Personal information
- Nickname: SuperFly
- Born: Alberto Sandoval March 12, 1958 (age 68) Pomona, California
- Height: 5 ft 9 in (175 cm)
- Weight: Featherweight Super Bantamweight Bantamweight

Boxing career
- Reach: 71 in (180 cm)
- Stance: Orthodox

Boxing record
- Total fights: 37
- Wins: 32
- Win by KO: 21
- Losses: 5

= Alberto Sandoval =

American boxer

Alberto Sandoval (born 12 March 1958) is an American former professional boxer and is the older brother of former World Boxing Association Champion, Richie Sandoval.

==Early life==
Sandoval was born in Pomona, California, a city famous in pugilistic circles as a hotbed for young boxing prospects, including Shane Mosley. His brother Richie Sandoval was a popular fighter in the 1980s and was the WBA Bantamweight champion.

==Amateur career==
Sandoval won the 1973 National AAU Championship at flyweight, by defeating Puerto Rican-American Claudio Rivera of the Air Force by decision.
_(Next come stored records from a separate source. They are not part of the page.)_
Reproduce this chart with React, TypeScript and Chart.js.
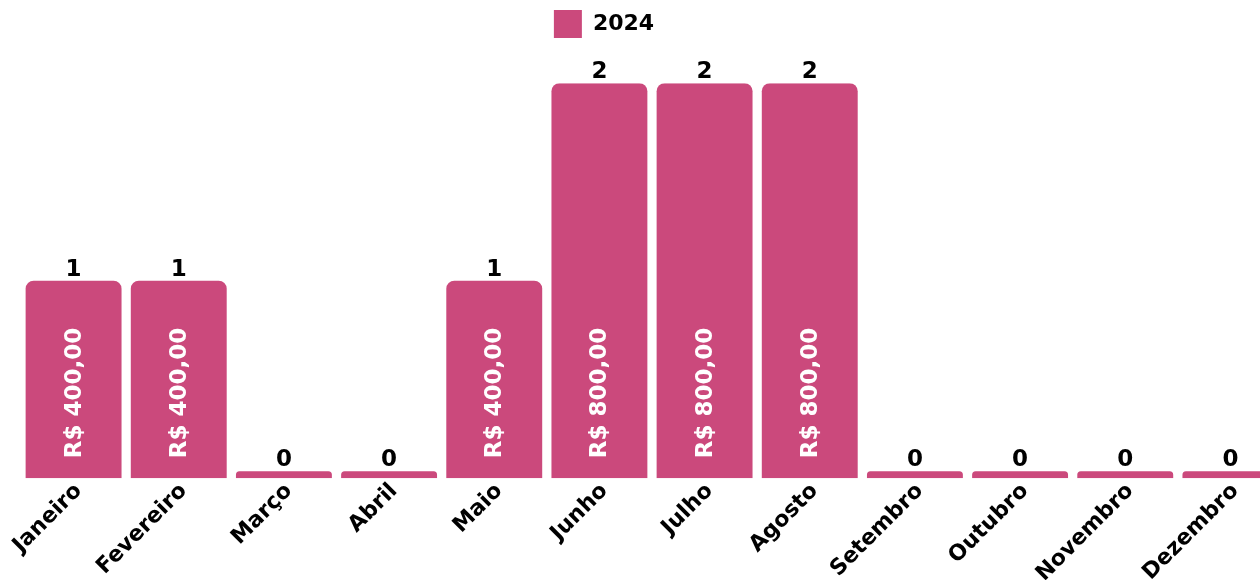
import React, { useEffect, useRef } from "react";
import { Chart, registerables } from "chart.js";

Chart.register(...registerables);

const months = [
  "Janeiro", "Fevereiro", "Março", "Abril", "Maio", "Junho",
  "Julho", "Agosto", "Setembro", "Outubro", "Novembro", "Dezembro",
];
const seriesLabel = "2024";
const counts = [1, 1, 0, 0, 1, 2, 2, 2, 0, 0, 0, 0];
const amounts = [400, 400, 0, 0, 400, 800, 800, 800, 0, 0, 0, 0];

const BAR_COLOR = "#CB497C";
const FONT = "'DejaVu Sans', sans-serif";

const formatBRL = (v: number) =>
  "R$ " + v.toFixed(2).replace(".", ",");

const labelPlugin = {
  id: "barLabels",
  afterDatasetsDraw(chart: any) {
    const meta = chart.getDatasetMeta(0);
    const ctx = chart.ctx;
    meta.data.forEach((bar: any, i: number) => {
      const { x, y, base } = bar.getProps(["x", "y", "base"], true);
      ctx.save();
      ctx.fillStyle = "#000";
      ctx.font = `bold 23px ${FONT}`;
      ctx.textAlign = "center";
      ctx.textBaseline = "alphabetic";
      ctx.fillText(String(counts[i]), x, y - 5);
      if (amounts[i] > 0) {
        ctx.translate(x, base - 20);
        ctx.rotate(-Math.PI / 2);
        ctx.fillStyle = "#fff";
        ctx.font = `bold 23px ${FONT}`;
        ctx.textAlign = "left";
        ctx.textBaseline = "middle";
        ctx.fillText(formatBRL(amounts[i]), 0, 1);
      }
      ctx.restore();
    });
  },
};

export default function App() {
  const ref = useRef<HTMLCanvasElement>(null);
  useEffect(() => {
    if (!ref.current) return;
    const chart = new Chart(ref.current, {
      type: "bar",
      data: {
        labels: months,
        datasets: [
          {
            label: seriesLabel,
            data: counts,
            backgroundColor: BAR_COLOR,
            borderRadius: 8,
            borderSkipped: "start",
            minBarLength: 7,
            barPercentage: 1,
            categoryPercentage: 0.912,
          },
        ],
      },
      options: {
        animation: false,
        responsive: true,
        maintainAspectRatio: false,
        layout: { padding: 0 },
        plugins: {
          legend: {
            position: "top",
            labels: {
              boxWidth: 28,
              boxHeight: 28,
              padding: 35,
              color: "#000",
              font: { family: FONT, size: 22, weight: "bold" },
            },
          },
          subtitle: {
            display: true,
            text: "",
            position: "top",
            weight: 500,
            font: { size: 1 },
            padding: { top: 0, bottom: 34 },
          },
          tooltip: { enabled: false },
        },
        scales: {
          x: {
            grid: { display: false, drawTicks: false },
            border: { display: false },
            ticks: {
              maxRotation: 45,
              minRotation: 45,
              padding: 0,
              labelOffset: 5,
              color: "#000",
              font: { family: FONT, size: 22, weight: "bold" },
            },
          },
          y: {
            min: 0,
            max: 2,
            grid: { display: false, drawTicks: false },
            border: { display: false },
            ticks: { display: false },
            afterFit: (s: any) => {
              s.width = 96;
            },
          },
        },
      },
      plugins: [labelPlugin],
    });
    return () => chart.destroy();
  }, []);
  return (
    <div
      style={{
        position: "fixed",
        left: 0,
        top: 0,
        width: 1260,
        height: 580,
        overflow: "hidden",
        background: "#fff",
      }}
    >
      <div
        style={{
          position: "absolute",
          left: -75,
          top: -25,
          width: 1358,
          height: 612,
        }}
      >
        <canvas ref={ref} />
      </div>
    </div>
  );
}
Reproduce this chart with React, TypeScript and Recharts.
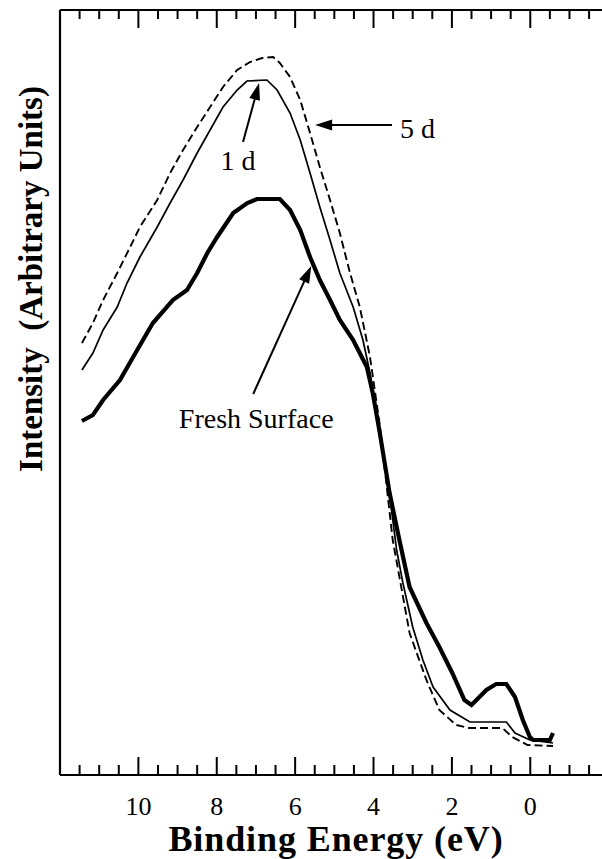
import React from 'react';
import { LineChart, Line, XAxis, YAxis, ReferenceLine } from 'recharts';

// Binding energy (eV) and intensity (arbitrary units)
const freshEnergy = [11.44, 11.16, 10.9, 10.47, 10.03, 9.63, 9.12, 8.76, 8.5, 8.24, 7.99, 7.58, 7.22, 6.97, 6.39, 6.13, 5.87, 5.62, 5.37, 5.11, 4.86, 4.52, 4.17, 4.02, 3.84, 3.59, 3.34, 3.08, 2.65, 2.32, 1.99, 1.68, 1.5, 1.12, 0.87, 0.61, 0.39, 0.19, 0.01, -0.07, -0.5, -0.58];
const freshIntensity = [354, 360, 375, 395, 425, 452, 475, 485, 502, 522, 538, 562, 572, 576, 576, 565, 545, 518, 495, 475, 455, 435, 408, 382, 342, 282, 235, 188, 152, 128, 102, 75, 70, 85, 91, 91, 78, 55, 38, 35, 35, 42];

const day1Energy = [11.44, 11.16, 10.9, 10.54, 10.29, 9.96, 9.52, 9.19, 8.86, 8.5, 8.17, 7.84, 7.48, 7.23, 6.72, 6.46, 6.13, 5.87, 5.62, 5.37, 5.11, 4.86, 4.52, 4.27, 4.09, 3.84, 3.59, 3.41, 3.25, 3.0, 2.74, 2.48, 2.05, 1.54, 0.61, 0.39, 0.01, -0.58];
const day1Intensity = [405, 422, 445, 468, 492, 518, 548, 572, 595, 622, 645, 668, 685, 694, 695, 685, 662, 635, 602, 568, 535, 502, 468, 435, 402, 345, 280, 225, 192, 148, 115, 88, 65, 53, 53, 42, 35, 32];

const day5Energy = [11.44, 11.16, 10.9, 10.54, 10.21, 9.96, 9.52, 9.19, 8.86, 8.5, 8.17, 7.84, 7.48, 7.15, 6.84, 6.56, 6.39, 6.13, 5.87, 5.62, 5.37, 5.11, 4.86, 4.6, 4.35, 4.09, 3.84, 3.51, 3.08, 2.65, 2.32, 1.89, 1.56, 0.71, 0.46, 0.07, -0.58];
const day5Intensity = [432, 452, 475, 502, 528, 548, 575, 602, 625, 648, 668, 688, 705, 713, 717, 718, 712, 698, 675, 642, 608, 575, 542, 502, 468, 418, 350, 235, 142, 95, 65, 50, 47, 47, 38, 30, 29];

const tickValues = [-1.5, -1, -0.5, 0, 0.5, 1, 1.5, 2, 2.5, 3, 3.5, 4, 4.5, 5, 5.5, 6, 6.5, 7, 7.5, 8, 8.5, 9, 9.5, 10, 10.5, 11, 11.5];
const majorTicks = [0, 2, 4, 6, 8, 10];

const toRows = (e: number[], v: number[]) => e.map((x, i) => ({ e: x, i: v[i] }));
const freshData = toRows(freshEnergy, freshIntensity);
const day1Data = toRows(day1Energy, day1Intensity);
const day5Data = toRows(day5Energy, day5Intensity);

const SERIF = '"Liberation Serif", "Times New Roman", serif';

const BottomTick = (props: any) => {
  const { x, y, payload } = props;
  const v = payload.value;
  const major = majorTicks.includes(v);
  return (
    <g>
      <line x1={x} y1={y} x2={x} y2={y - (major ? 18 : 10)} stroke="#000" strokeWidth={2} />
      {major && (
        <text x={x} y={y + 40} textAnchor="middle" fontFamily={SERIF} fontSize={26} fill="#000">
          {v}
        </text>
      )}
    </g>
  );
};

const TopTick = (props: any) => {
  const { x, y, payload } = props;
  const major = majorTicks.includes(payload.value);
  return <line x1={x} y1={y} x2={x} y2={y + (major ? 18 : 9)} stroke="#000" strokeWidth={2} />;
};

const arrow = (label: string, dx: number, dy: number, anchor: string) => (props: any) => {
  const { x1, y1, x2, y2 } = props;
  const len = Math.hypot(x2 - x1, y2 - y1) || 1;
  const ux = (x2 - x1) / len;
  const uy = (y2 - y1) / len;
  const hl = 17;
  const hw = 5.5;
  const bx = x2 - ux * hl;
  const by = y2 - uy * hl;
  const nx = -uy;
  const ny = ux;
  return (
    <g>
      <line x1={x1} y1={y1} x2={bx + ux * 2} y2={by + uy * 2} stroke="#000" strokeWidth={2} />
      <polygon
        points={`${x2},${y2} ${bx + nx * hw},${by + ny * hw} ${bx - nx * hw},${by - ny * hw}`}
        fill="#000"
      />
      <text x={x1 + dx} y={y1 + dy} textAnchor={anchor} fontFamily={SERIF} fontSize={28} fill="#000">
        {label}
      </text>
    </g>
  );
};

export default function App() {
  return (
    <div style={{ position: 'absolute', left: 0, top: 0, background: '#fff' }}>
      <LineChart width={602} height={859} margin={{ top: 9, right: 0, left: 59, bottom: 83 }}>
        <XAxis
          xAxisId="bottom"
          dataKey="e"
          type="number"
          domain={[-1.83, 12]}
          reversed
          allowDataOverflow
          ticks={tickValues}
          interval={0}
          height={1}
          tickSize={0}
          tickMargin={0}
          tickLine={false}
          tick={<BottomTick />}
          axisLine={{ stroke: '#000', strokeWidth: 2.2 }}
          label={{
            content: (p: any) => {
              const vb = p.viewBox || { x: 60, y: 775, width: 542 };
              return (
                <text
                  x={vb.x + vb.width / 2 + 5}
                  y={vb.y + 76}
                  textAnchor="middle"
                  fontFamily={SERIF}
                  fontWeight="bold"
                  fontSize={36}
                  letterSpacing={0.9}
                  fill="#000"
                >
                  Binding Energy (eV)
                </text>
              );
            },
          }}
        />
        <XAxis
          xAxisId="top"
          orientation="top"
          dataKey="e"
          type="number"
          domain={[-1.83, 12]}
          reversed
          allowDataOverflow
          ticks={tickValues}
          interval={0}
          height={1}
          tickSize={0}
          tickMargin={0}
          tickLine={false}
          tick={<TopTick />}
          axisLine={{ stroke: '#000', strokeWidth: 2.2 }}
        />
        <YAxis
          yAxisId="y"
          type="number"
          domain={[0, 765]}
          allowDataOverflow
          width={1}
          tick={false}
          tickLine={false}
          axisLine={{ stroke: '#000', strokeWidth: 2.2 }}
          label={{
            content: () => (
              <text
                x={42}
                y={279}
                transform="rotate(-90, 42, 279)"
                textAnchor="middle"
                fontFamily={SERIF}
                fontWeight="bold"
                fontSize={33}
                fill="#000"
                style={{ whiteSpace: 'pre' }}
              >
                {'Intensity  (Arbitrary Units)'}
              </text>
            ),
          }}
        />
        <Line
          data={day5Data}
          xAxisId="bottom"
          yAxisId="y"
          dataKey="i"
          type="linear"
          stroke="#000"
          strokeWidth={1.9}
          strokeDasharray="8 4"
          dot={false}
          isAnimationActive={false}
        />
        <Line
          data={day1Data}
          xAxisId="bottom"
          yAxisId="y"
          dataKey="i"
          type="linear"
          stroke="#000"
          strokeWidth={1.7}
          dot={false}
          isAnimationActive={false}
        />
        <Line
          data={freshData}
          xAxisId="bottom"
          yAxisId="y"
          dataKey="i"
          type="linear"
          stroke="#000"
          strokeWidth={4.2}
          dot={false}
          isAnimationActive={false}
        />
        <ReferenceLine
          xAxisId="bottom"
          yAxisId="y"
          segment={[{ x: 7.33, y: 633 }, { x: 6.92, y: 692 }]}
          shape={arrow('1 d', -5, 28, 'middle')}
        />
        <ReferenceLine
          xAxisId="bottom"
          yAxisId="y"
          segment={[{ x: 3.53, y: 650 }, { x: 5.49, y: 650 }]}
          shape={arrow('5 d', 8, 13, 'start')}
        />
        <ReferenceLine
          xAxisId="bottom"
          yAxisId="y"
          segment={[{ x: 7.07, y: 381 }, { x: 5.59, y: 509 }]}
          shape={arrow('Fresh Surface', 3, 34, 'middle')}
        />
      </LineChart>
    </div>
  );
}
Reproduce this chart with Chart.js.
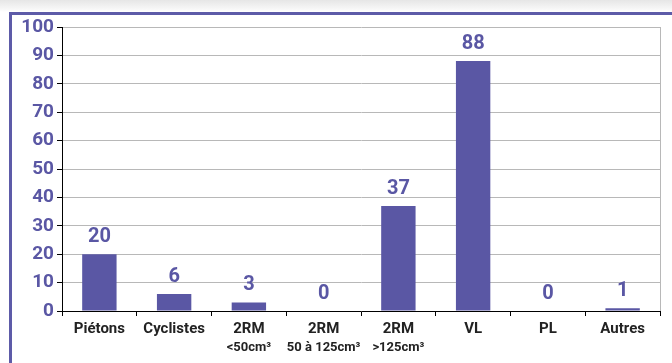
<!DOCTYPE html>
<html>
<head>
<meta charset="utf-8">
<script src="https://cdn.jsdelivr.net/npm/chart.js@4.4.1/dist/chart.umd.min.js"></script>
<style>
  html, body { margin: 0; padding: 0; }
  body {
    width: 672px; height: 363px; overflow: hidden; position: relative;
    background: linear-gradient(#e6e6e6 0px, #f7f7f7 9px, #ffffff 12px);
  }
  #frame {
    position: absolute; left: 9px; top: 12px; width: 700px; height: 400px;
    border-left: 3px solid #5d5ba8; border-top: 3px solid #5d5ba8;
    background: #fff;
  }
  #accidents { position: absolute; left: 0; top: 0; }
</style>
</head>
<body>
<div id="frame"></div>
<canvas id="accidents" width="672" height="363"></canvas>
<script>
var categories = ['Piétons', 'Cyclistes', '2RM', '2RM', '2RM', 'VL', 'PL', 'Autres'];
var subLabels = ['', '', '<50cm³', '50 à 125cm³', '>125cm³', '', '', ''];
var valeurs = [20, 6, 3, 0, 37, 88, 0, 1];
var yTicks = [0, 10, 20, 30, 40, 50, 60, 70, 80, 90, 100];

var violet = '#5a57a4';

// valeurs au-dessus des barres + deuxième ligne des étiquettes + bord droit
var extras = {
    id: 'extras',
    afterDatasetsDraw: function (chart) {
        var ctx = chart.ctx;
        var meta = chart.getDatasetMeta(0);
        ctx.save();
        ctx.fillStyle = violet;
        ctx.font = 'bold 20px Roboto';
        ctx.textAlign = 'center';
        ctx.textBaseline = 'bottom';
        meta.data.forEach(function (bar, i) {
            ctx.fillText(valeurs[i], bar.x, bar.y - 7);
        });
        ctx.restore();
    },
    afterDraw: function (chart) {
        var ctx = chart.ctx;
        var area = chart.chartArea;
        var x = chart.scales.x;
        ctx.save();
        ctx.strokeStyle = '#b8b8b8';
        ctx.lineWidth = 1;
        ctx.beginPath();
        ctx.moveTo(area.right + 0.5, area.top);
        ctx.lineTo(area.right + 0.5, area.bottom);
        ctx.stroke();
        ctx.fillStyle = '#222';
        ctx.font = 'bold 13px Roboto';
        ctx.textAlign = 'center';
        ctx.textBaseline = 'middle';
        subLabels.forEach(function (s, i) {
            if (s) ctx.fillText(s, x.getPixelForValue(i), 348);
        });
        ctx.restore();
    }
};

var ctx = document.getElementById('accidents').getContext('2d');
var chart = new Chart(ctx, {
    type: 'bar',
    data: {
        labels: categories,
        datasets: [{
            data: valeurs,
            backgroundColor: violet,
            borderWidth: 0,
            barPercentage: 0.46,
            categoryPercentage: 1
        }]
    },
    options: {
        responsive: false,
        animation: false,
        devicePixelRatio: 1,
        layout: { padding: { left: 0, right: 12, top: 27, bottom: 0 } },
        plugins: { legend: { display: false }, tooltip: { enabled: false } },
        scales: {
            x: {
                grid: { drawOnChartArea: false, drawTicks: true, tickLength: 5, color: '#000', offset: true },
                border: { color: '#000', width: 1 },
                ticks: { color: '#222', font: { family: 'Roboto', size: 15, weight: 'bold' }, padding: 4, maxRotation: 0, autoSkip: false },
                afterFit: function (s) { s.height = 52; }
            },
            y: {
                min: 0,
                max: 100,
                afterBuildTicks: function (s) { s.ticks = yTicks.map(function (v) { return { value: v }; }); },
                grid: { color: '#b8b8b8', tickColor: '#000', tickLength: 5 },
                border: { color: '#000', width: 1 },
                ticks: { color: violet, font: { family: 'Roboto', size: 19, weight: 'bold' }, padding: 3 },
                afterFit: function (s) { s.width = 62; }
            }
        }
    },
    plugins: [extras]
});
</script>
</body>
</html>
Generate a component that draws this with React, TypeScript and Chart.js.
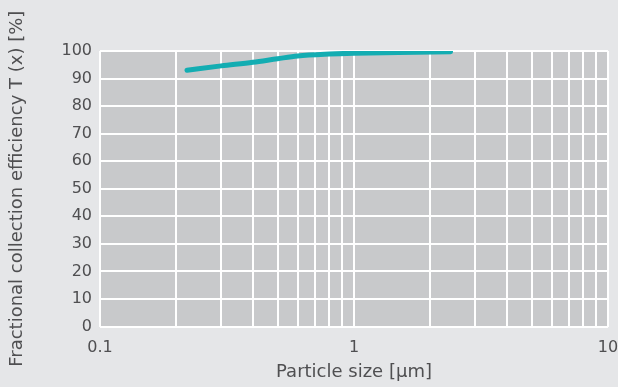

He defeated amateur standout Brendan Dunne at the U.S. vs. Ireland duals of 1973.

==Professional career==
In May 1977, Sandoval upset title contender Paddy Maguire in a bout at the Grand Olympic Auditorium in Los Angeles, California.

===WBC Bantamweight Championship===
On September 2, 1980, Sandoval fought World Boxing Council Bantamweight champion, Lupe Pintor at The Olympic Auditorium in Los Angeles California. They fought for twelve rounds with Pintor defending his title. Pintor won by twelfth round knockout.